Samuel Taylor Coleridge’s ballad, sometimes treated as if it was a prescient essay in autobiography, is a blend of sea shanty, dream vision and religious parable – a nightmarish journey into the depths of guilt that’s also a meditation on repentance and the power of prayer. Fiona Shaw is well suited to its mix of earthy primitivism and wildly supernatural imagination. She imparts verve and vivacity to the dark, fluid lines and is nicely supported by dancer Daniel Hay-Gordon… But The Waste Land is full of different voices and tonal changes, whereas Coleridge’s writing feels less concentrated and at times formal and severe… There’s not quite enough menace, and the poem’s essential flatness…makes for dynamism rather than complexity.

Lyn Gardner
Guardian
★★★

Shaw, casually dressed in jumper and trousers, greets the audience as if we are ourselves the wedding guests. It’s an idea that might have been played more fruitfully in Phyllida Lloyd‘s production which, until its final seconds, simply uses the Old Vic Tunnels under Waterloo station as a slightly damp and musty traditional theatre, rather than exploiting its atmospheric and dramatic potential. Some of the most menacing moments come from Jean Kalman and Mike Gunning’s lighting and the eerie glimpses of Shaw’s shadow looming on a wall. Shaw is joined on stage by dancer Daniel Hay-Gordon who flaps around as the albatross and stares glassily as a dead sailor, but for much of the hour-long show he feels surplus to requirements. Shaw is so physically and vocally hyperactive that she entirely commands the stage – though not always in a good way.

Charles Spencer
Daily Telegraph
★★★

There were moments in this production when I heartily wished Fiona Shaw would put a sock in it, too.

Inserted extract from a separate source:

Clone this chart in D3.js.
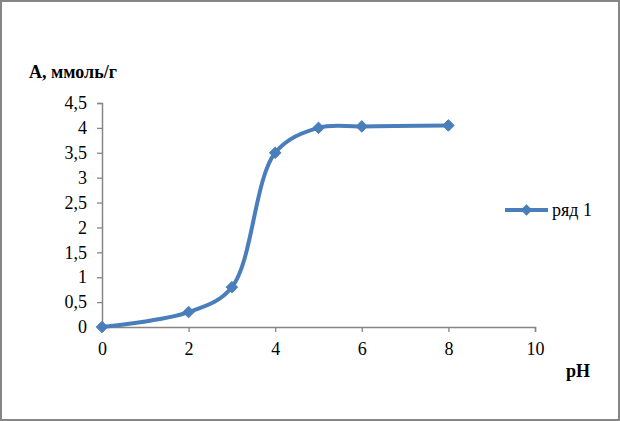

She is a brilliant but wayward actress who seems oblivious to the fact that less can sometimes mean more…Why not simply allow the words themselves to do the work? Why this constant need to embellish and overemphasise?… Here we just get the mariner banging obsessively on. The director, Phyllida Lloyd, attempts to ginger things up with a dancer who impersonates the albatross, the dead sailors and sometimes the ancient mariner himself. It seems a rather desperate and pretentious strategy to add variety to the proceedings. The words should be enough.

Caroline McGinn
Time Out
★★★

I’d stump up 20 quid to hear Fiona Shaw recite the ‘London A-Z’. She has all the qualities you’d expect in a great old-school actress (charismatic, can make you cry by lifting an eyebrow and can project like a fog horn even in this acoustical nightmare of a tunnel beneath Waterloo station). Plus she has one that too many actors don’t have: she can channel a poem and hold you spellbound with it, communicating its meaning and sound and story with every fibre…the same praise can’t be extended to ‘Mamma Mia!’ director Phyllida Lloyd who seems determined, in this staging of Coleridge’s powerful gothic ballad, ‘The Rime of the Ancient Mariner’, to avoid the focused, stripped-down setting that was so potent in Shaw’s extraordinary one-woman performance of TS Eliot’s ‘The Waste Land’ at Wilton’s Music Hall (in 1997 and 2010). There’s a little too much changing hats and yanking on a large sail which doubles as the backcloth; and a lot too much of some less-than-relevant twirling and corpse impersonations from dancer Daniel Hay-Gordon.

Luke Jennings
Observer

Shaw’s expressive range effortlessly encompasses the poem’s many changes of tone, from nonchalance (“Why look’st thou so? ‘With my crossbow, I shot the Albatross,'” she shrugs, in casual denial of the significance of her action), to gnawing guilt and frozen, hag-ridden horror. And she is more than ably supported by the personable Hay-Gordon, whose easy pliancy lends itself to the many characters between whom he moves… But for all the performers’ virtuosity and Lloyd and Brandstrup’s conceptual deftness, I found myself wondering more than once whether the staged action added to our appreciation of Coleridge’s gothically descriptive words… There were moments, too, when Shaw’s delivery seemed almost too sophisticated… In a perfect world we might also see Hay-Gordon improvising to these seascapes, employing the eloquent ebb and flow that he brought last year to Ravel’s Trois poèmes de Stéphane Mallarmé.

Donald Hutera
The Times
★★★★

The location of this Young Vic co-production in the Old Vic Tunnels is suitably atmospheric. The walls are rough and trains rumble overhead… Lloyd’s staging is simple but strong, with few props (a stick and a model ship) and one set-piece (a large canvas sail upon which shadows are occasionally projected)… Coleridge’s text can be difficult to fathom but, as Shaw proves, it’s still valid as a drama of horror and redemption. She certainly invests herself in this stormy saga of a cursed dead bird and a ghost ship with a corpse crew. Her eyes glitter with moisture as she recites the famous lines “Water, water every where … Nor any drop to drink.”